There are all sorts of reasons I enlisted, of course. Such a major life choice doesn't spring from a single motivating factor. When the standard script of military smalltalk gets to "so what brought you into the Army?", I usually mention how the linguistic training I could get in the Army more specifically matched my aspirations than anything available in graduate school. But of course, having almost zero contact with the military sphere, I wouldn't have even learned about what training was available if I hadn't been looking into it. So why, during my senior year of college, with a defiantly impractical Classics degree within my reach, was I considering military service? The moment that first opened the door for me to consider military service was, in fact, lost to me for some time. I had completely forgotten about it. I spent my first year in the Army not exactly remembering what had led me to consider enlistment in the first place.

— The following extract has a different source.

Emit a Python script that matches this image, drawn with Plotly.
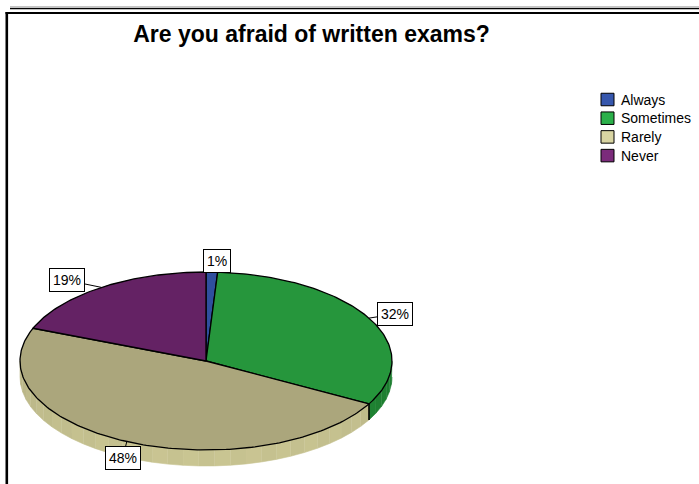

Then, sometime last year, I remembered. It was the fall of my senior year, while I was circumnavigating this beautiful and tragic world of ours, that I found myself at the battlefield of Al-Alamein on Egypt's Mediterranean coast. I'd been to war memorials before, and never really managed to internalize much of what I saw. This time, it was different. The North African campaign wasn't even a particularly brutal sideshow of WWII. It's celebrated as much as it is precisely because it featured the (comparatively) easy morality of soldiers fighting soldiers in a desert landscape devoid of "collateral damage". That said, when we visited the German mausoleum and the Commonwealth cemeteries, I was overwhelmed. The German monument includes a dedication to the truly unknown soldiers, those whose remains left no clue to their nationality. It is a tribute to the universality of patriotism, and of sacrifice. But it was in the Commonwealth cemetery, with its rows upon rows of simple headstones, where I was convicted. Each stone there bears a name, a rank, a date, and a relationship. I was saddened -- though not shocked -- to see the numerous stones marked "brother" and "son", over men who died at 18, 19, 20. What took my breath away, left me weeping quietly in the desert, were the stones marked "father". Too many young men with young families of their own lay dead on that desert plain. Too many young women, young mothers, received that terrible news. Too many children grew up with a medal and a photograph on the mantle in the place of a father. Yet England knew well that the price her young men paid -- not to mention their widows and children -- was the fair price of freedom in this dark world. It was on that desert plain, wandering between the gravestones, that I was convicted by the sacrifice of all those young fathers. They had so much more to lose than I, so many more depending on them, and they gave it all. Somewhere deep inside I asked myself if I could risk the same.
I left Alamein and promptly forgot all about duty and honor and sacrifice, for a time. I was still in college, after all. The example of the soldiers buried there had opened a door, however, one that never entirely closed again. And here I am.